Thursday, December 30, 2010

alternative career options

(...I have a month and a half of written & unposted blog posts to catch up on. Best get cracking!)

Peace Corps, they say, teaches you to be flexible. Always. Be flexible when things come up last minute and you have to catch the bus RIGHT NOW to the city to meet with someone Very Important. Be flexible when that Very Important Person has other Important things to do all day and so you’re left kicking your heels waiting instead of doing all the things you had planned. Be flexible when you organize meetings and no one shows up. Be flexible when fifteen more people than planned show up and you don’t have food for them all. Be flexible especially when you’re traveling, for when the buses don’t come or leave early or sit and wait for three hours because the driver refuses to leave until all the seats are full. Be flexible when there are approximately 2893492326 people on the bus you’re trying to get on, and 953 more people try to board in front of you... and all of them are in your way when you're trying to get off Be flexible when you’re standing on that same bus clutching onto whatever you can reach to stay upright in your six square inches of space while the cobrador squeezes by you collecting fares and the bus tears around corners as it climbs into the mountains.

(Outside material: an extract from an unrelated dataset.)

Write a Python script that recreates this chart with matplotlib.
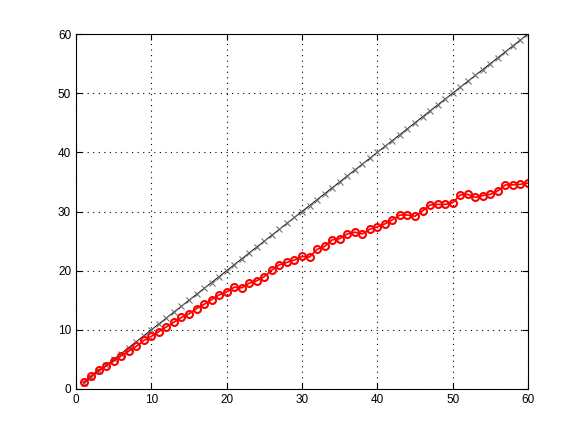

Be flexible enough to stop and breathe when the rain is coming as the sun sets and brings a double rainbow with it. Be flexible enough to actually enjoy the company of nine little kids all wanting to hang out with you and look at all your things. Be flexible enough to know when you can’t be flexible at all.

Also, I am learning, be flexible in terms of your future career! Who says what you have planned is actually your true vocation? In the interests of exploring all possible options, I have been testing out possibilities in my free time. I would make a terrible washerwoman (I always get sand in all my pockets when I wash things in the river), but I’ve found a few other choices to consider:

I would make a passable manicurist...



...a middling sort of chef...



...a pretty decent poster-drawer (with some help)...



...and a hilarious dancer...



...But for the moment, at least, I guess cosmetology school and So You Think You Can Dance stardom can wait until after I’m finished being a volunteer.